SOURCE EXCERPT:

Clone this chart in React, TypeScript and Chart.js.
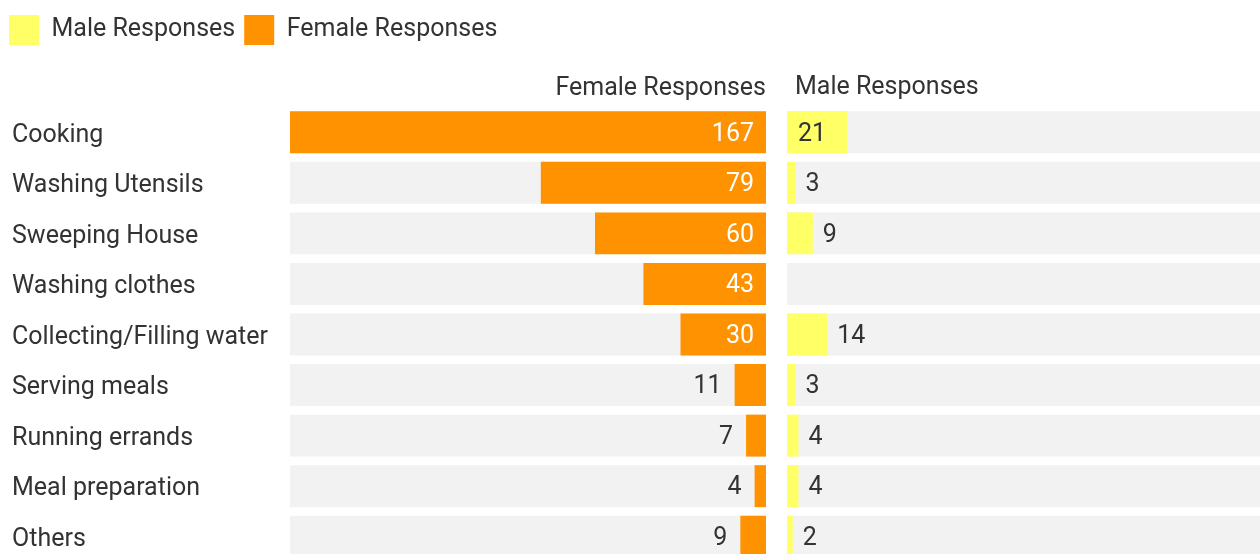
import React, { useEffect, useRef } from 'react';
import { Chart, registerables } from 'chart.js';

Chart.register(...registerables);

const categories = [
  'Cooking',
  'Washing Utensils',
  'Sweeping House',
  'Washing clothes',
  'Collecting/Filling water',
  'Serving meals',
  'Running errands',
  'Meal preparation',
  'Others',
];
const femaleValues = [167, 79, 60, 43, 30, 11, 7, 4, 9];
const maleValues = [21, 3, 9, 0, 14, 3, 4, 4, 2];
const axisMax = 167;
const legendNames = ['Male Responses', 'Female Responses'];
const femaleTitle = 'Female Responses';
const maleTitle = 'Male Responses';

const maleColor = '#FFFF66';
const femaleColor = '#FF9200';
const trackColor = '#F2F2F2';
const textColor = '#333333';
const FONT = 'Roboto, "Noto Sans", sans-serif';
const FONT_SIZE = 25;
const CANVAS_H = 577;

const trackValues = categories.map(() => axisMax);

const valueLabels = {
  id: 'valueLabels',
  afterDatasetsDraw(chart: any, _args: any, opts: any) {
    const meta = chart.getDatasetMeta(opts.datasetIndex);
    const ds = chart.data.datasets[opts.datasetIndex];
    const ctx = chart.ctx;
    ctx.save();
    ctx.font = `${FONT_SIZE}px ${FONT}`;
    ctx.textBaseline = 'middle';
    meta.data.forEach((bar: any, i: number) => {
      const v = ds.data[i];
      if (!v) return;
      const { x, y, base } = bar.getProps(['x', 'y', 'base'], true);
      const w = Math.abs(x - base);
      const dir = x < base ? -1 : 1;
      ctx.textAlign = dir < 0 ? 'right' : 'left';
      if (w > opts.insideMin) {
        ctx.fillStyle = opts.insideColor;
        ctx.fillText(String(v), base + dir * opts.insidePad, y + 2);
      } else {
        ctx.fillStyle = textColor;
        ctx.fillText(String(v), x + dir * opts.outsidePad, y + 2);
      }
    });
    ctx.restore();
  },
};

const panelTitle = {
  id: 'panelTitle',
  afterDraw(chart: any, _args: any, opts: any) {
    if (!opts || !opts.text) return;
    const ctx = chart.ctx;
    const area = chart.chartArea;
    ctx.save();
    ctx.font = `${FONT_SIZE}px ${FONT}`;
    ctx.fillStyle = textColor;
    ctx.textAlign = 'left';
    ctx.textBaseline = 'middle';
    ctx.fillText(opts.text, area.left + opts.dx, area.top + opts.dy);
    ctx.restore();
  },
};

// moves the category axis (and so its left-aligned labels) right by dx
const shiftCategoryAxis = {
  id: 'shiftCategoryAxis',
  afterLayout(chart: any, _args: any, opts: any) {
    const y = chart.scales.y;
    if (y && opts && opts.dx) {
      y.left += opts.dx;
    }
  },
};

const barCommon = {
  grouped: false,
  barPercentage: 0.83,
  categoryPercentage: 1,
  borderWidth: 0,
};

export default function App() {
  const femaleRef = useRef<HTMLCanvasElement | null>(null);
  const maleRef = useRef<HTMLCanvasElement | null>(null);

  useEffect(() => {
    if (!femaleRef.current || !maleRef.current) return;
    const female = new Chart(femaleRef.current, {
      type: 'bar',
      data: {
        labels: categories,
        datasets: [
          { label: femaleTitle, data: femaleValues, backgroundColor: femaleColor, order: 1, ...barCommon },
          { label: 'track', data: trackValues, backgroundColor: trackColor, order: 2, ...barCommon },
        ],
      },
      options: {
        indexAxis: 'y',
        responsive: false,
        animation: false,
        layout: { padding: { left: 0, top: 6, right: 0, bottom: 0 } },
        scales: {
          x: { reverse: true, min: 0, max: axisMax, display: false },
          y: {
            grid: { display: false },
            border: { display: false },
            ticks: {
              crossAlign: 'far',
              color: textColor,
              padding: 0,
              labelOffset: 3,
              font: { family: FONT, size: FONT_SIZE },
            },
            afterFit: (s: any) => {
              s.width = 290;
            },
          },
        },
        plugins: {
          legend: {
            display: true,
            position: 'top',
            align: 'start',
            weight: 3000,
            labels: {
              boxWidth: 30,
              boxHeight: 30,
              padding: 9,
              color: textColor,
              font: { family: FONT, size: FONT_SIZE },
              generateLabels: () =>
                legendNames.map((name, i) => ({
                  text: name,
                  fillStyle: i === 0 ? maleColor : femaleColor,
                  strokeStyle: i === 0 ? maleColor : femaleColor,
                  lineWidth: 0,
                  fontColor: textColor,
                  hidden: false,
                  datasetIndex: i,
                })),
            },
          },
          title: {
            display: true,
            text: femaleTitle,
            align: 'end',
            color: textColor,
            font: { family: FONT, size: FONT_SIZE, weight: 'normal' },
            padding: { top: 19, bottom: 3 },
          },
          tooltip: { enabled: false },
          shiftCategoryAxis: { dx: 12 },
          valueLabels: { datasetIndex: 0, insideMin: 50, insidePad: 12, outsidePad: 13, insideColor: '#FFFFFF' },
        },
      } as any,
      plugins: [valueLabels, shiftCategoryAxis],
    });

    const area = female.chartArea;
    const male = new Chart(maleRef.current, {
      type: 'bar',
      data: {
        labels: categories,
        datasets: [
          { label: maleTitle, data: maleValues, backgroundColor: maleColor, order: 1, ...barCommon },
          { label: 'track', data: trackValues, backgroundColor: trackColor, order: 2, ...barCommon },
        ],
      },
      options: {
        indexAxis: 'y',
        responsive: false,
        animation: false,
        layout: { padding: { left: 0, top: area.top, right: 0, bottom: CANVAS_H - area.bottom } },
        scales: {
          x: { min: 0, max: axisMax, display: false },
          y: { display: false },
        },
        plugins: {
          legend: { display: false },
          title: { display: false },
          tooltip: { enabled: false },
          valueLabels: { datasetIndex: 0, insideMin: 50, insidePad: 11, outsidePad: 10, insideColor: textColor },
          panelTitle: { text: maleTitle, dx: 8, dy: -19 },
        },
      } as any,
      plugins: [valueLabels, panelTitle],
    });

    return () => {
      female.destroy();
      male.destroy();
    };
  }, []);

  return (
    <div
      style={{
        position: 'absolute',
        left: 0,
        top: 0,
        width: 1260,
        height: 554,
        overflow: 'hidden',
        background: '#FFFFFF',
      }}
    >
      <canvas ref={femaleRef} width={766} height={CANVAS_H} style={{ position: 'absolute', left: 0, top: 0 }} />
      <canvas ref={maleRef} width={480} height={CANVAS_H} style={{ position: 'absolute', left: 787, top: 0 }} />
    </div>
  );
}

WORK REQUIRED: Omit every picture while copying the listing above exactly.

EXERCISE SOLUTION:
Clone this chart in React, TypeScript and Chart.js.
import React, { useEffect, useRef } from 'react';
import { Chart, registerables } from 'chart.js';

Chart.register(...registerables);

const categories = [
  'Cooking',
  'Washing Utensils',
  'Sweeping House',
  'Washing clothes',
  'Collecting/Filling water',
  'Serving meals',
  'Running errands',
  'Meal preparation',
  'Others',
];
const femaleValues = [167, 79, 60, 43, 30, 11, 7, 4, 9];
const maleValues = [21, 3, 9, 0, 14, 3, 4, 4, 2];
const axisMax = 167;
const legendNames = ['Male Responses', 'Female Responses'];
const femaleTitle = 'Female Responses';
const maleTitle = 'Male Responses';

const maleColor = '#FFFF66';
const femaleColor = '#FF9200';
const trackColor = '#F2F2F2';
const textColor = '#333333';
const FONT = 'Roboto, "Noto Sans", sans-serif';
const FONT_SIZE = 25;
const CANVAS_H = 577;

const trackValues = categories.map(() => axisMax);

const valueLabels = {
  id: 'valueLabels',
  afterDatasetsDraw(chart: any, _args: any, opts: any) {
    const meta = chart.getDatasetMeta(opts.datasetIndex);
    const ds = chart.data.datasets[opts.datasetIndex];
    const ctx = chart.ctx;
    ctx.save();
    ctx.font = `${FONT_SIZE}px ${FONT}`;
    ctx.textBaseline = 'middle';
    meta.data.forEach((bar: any, i: number) => {
      const v = ds.data[i];
      if (!v) return;
      const { x, y, base } = bar.getProps(['x', 'y', 'base'], true);
      const w = Math.abs(x - base);
      const dir = x < base ? -1 : 1;
      ctx.textAlign = dir < 0 ? 'right' : 'left';
      if (w > opts.insideMin) {
        ctx.fillStyle = opts.insideColor;
        ctx.fillText(String(v), base + dir * opts.insidePad, y + 2);
      } else {
        ctx.fillStyle = textColor;
        ctx.fillText(String(v), x + dir * opts.outsidePad, y + 2);
      }
    });
    ctx.restore();
  },
};

const panelTitle = {
  id: 'panelTitle',
  afterDraw(chart: any, _args: any, opts: any) {
    if (!opts || !opts.text) return;
    const ctx = chart.ctx;
    const area = chart.chartArea;
    ctx.save();
    ctx.font = `${FONT_SIZE}px ${FONT}`;
    ctx.fillStyle = textColor;
    ctx.textAlign = 'left';
    ctx.textBaseline = 'middle';
    ctx.fillText(opts.text, area.left + opts.dx, area.top + opts.dy);
    ctx.restore();
  },
};

// moves the category axis (and so its left-aligned labels) right by dx
const shiftCategoryAxis = {
  id: 'shiftCategoryAxis',
  afterLayout(chart: any, _args: any, opts: any) {
    const y = chart.scales.y;
    if (y && opts && opts.dx) {
      y.left += opts.dx;
    }
  },
};

const barCommon = {
  grouped: false,
  barPercentage: 0.83,
  categoryPercentage: 1,
  borderWidth: 0,
};

export default function App() {
  const femaleRef = useRef<HTMLCanvasElement | null>(null);
  const maleRef = useRef<HTMLCanvasElement | null>(null);

  useEffect(() => {
    if (!femaleRef.current || !maleRef.current) return;
    const female = new Chart(femaleRef.current, {
      type: 'bar',
      data: {
        labels: categories,
        datasets: [
          { label: femaleTitle, data: femaleValues, backgroundColor: femaleColor, order: 1, ...barCommon },
          { label: 'track', data: trackValues, backgroundColor: trackColor, order: 2, ...barCommon },
        ],
      },
      options: {
        indexAxis: 'y',
        responsive: false,
        animation: false,
        layout: { padding: { left: 0, top: 6, right: 0, bottom: 0 } },
        scales: {
          x: { reverse: true, min: 0, max: axisMax, display: false },
          y: {
            grid: { display: false },
            border: { display: false },
            ticks: {
              crossAlign: 'far',
              color: textColor,
              padding: 0,
              labelOffset: 3,
              font: { family: FONT, size: FONT_SIZE },
            },
            afterFit: (s: any) => {
              s.width = 290;
            },
          },
        },
        plugins: {
          legend: {
            display: true,
            position: 'top',
            align: 'start',
            weight: 3000,
            labels: {
              boxWidth: 30,
              boxHeight: 30,
              padding: 9,
              color: textColor,
              font: { family: FONT, size: FONT_SIZE },
              generateLabels: () =>
                legendNames.map((name, i) => ({
                  text: name,
                  fillStyle: i === 0 ? maleColor : femaleColor,
                  strokeStyle: i === 0 ? maleColor : femaleColor,
                  lineWidth: 0,
                  fontColor: textColor,
                  hidden: false,
                  datasetIndex: i,
                })),
            },
          },
          title: {
            display: true,
            text: femaleTitle,
            align: 'end',
            color: textColor,
            font: { family: FONT, size: FONT_SIZE, weight: 'normal' },
            padding: { top: 19, bottom: 3 },
          },
          tooltip: { enabled: false },
          shiftCategoryAxis: { dx: 12 },
          valueLabels: { datasetIndex: 0, insideMin: 50, insidePad: 12, outsidePad: 13, insideColor: '#FFFFFF' },
        },
      } as any,
      plugins: [valueLabels, shiftCategoryAxis],
    });

    const area = female.chartArea;
    const male = new Chart(maleRef.current, {
      type: 'bar',
      data: {
        labels: categories,
        datasets: [
          { label: maleTitle, data: maleValues, backgroundColor: maleColor, order: 1, ...barCommon },
          { label: 'track', data: trackValues, backgroundColor: trackColor, order: 2, ...barCommon },
        ],
      },
      options: {
        indexAxis: 'y',
        responsive: false,
        animation: false,
        layout: { padding: { left: 0, top: area.top, right: 0, bottom: CANVAS_H - area.bottom } },
        scales: {
          x: { min: 0, max: axisMax, display: false },
          y: { display: false },
        },
        plugins: {
          legend: { display: false },
          title: { display: false },
          tooltip: { enabled: false },
          valueLabels: { datasetIndex: 0, insideMin: 50, insidePad: 11, outsidePad: 10, insideColor: textColor },
          panelTitle: { text: maleTitle, dx: 8, dy: -19 },
        },
      } as any,
      plugins: [valueLabels, panelTitle],
    });

    return () => {
      female.destroy();
      male.destroy();
    };
  }, []);

  return (
    <div
      style={{
        position: 'absolute',
        left: 0,
        top: 0,
        width: 1260,
        height: 554,
        overflow: 'hidden',
        background: '#FFFFFF',
      }}
    >
      <canvas ref={femaleRef} width={766} height={CANVAS_H} style={{ position: 'absolute', left: 0, top: 0 }} />
      <canvas ref={maleRef} width={480} height={CANVAS_H} style={{ position: 'absolute', left: 787, top: 0 }} />
    </div>
  );
}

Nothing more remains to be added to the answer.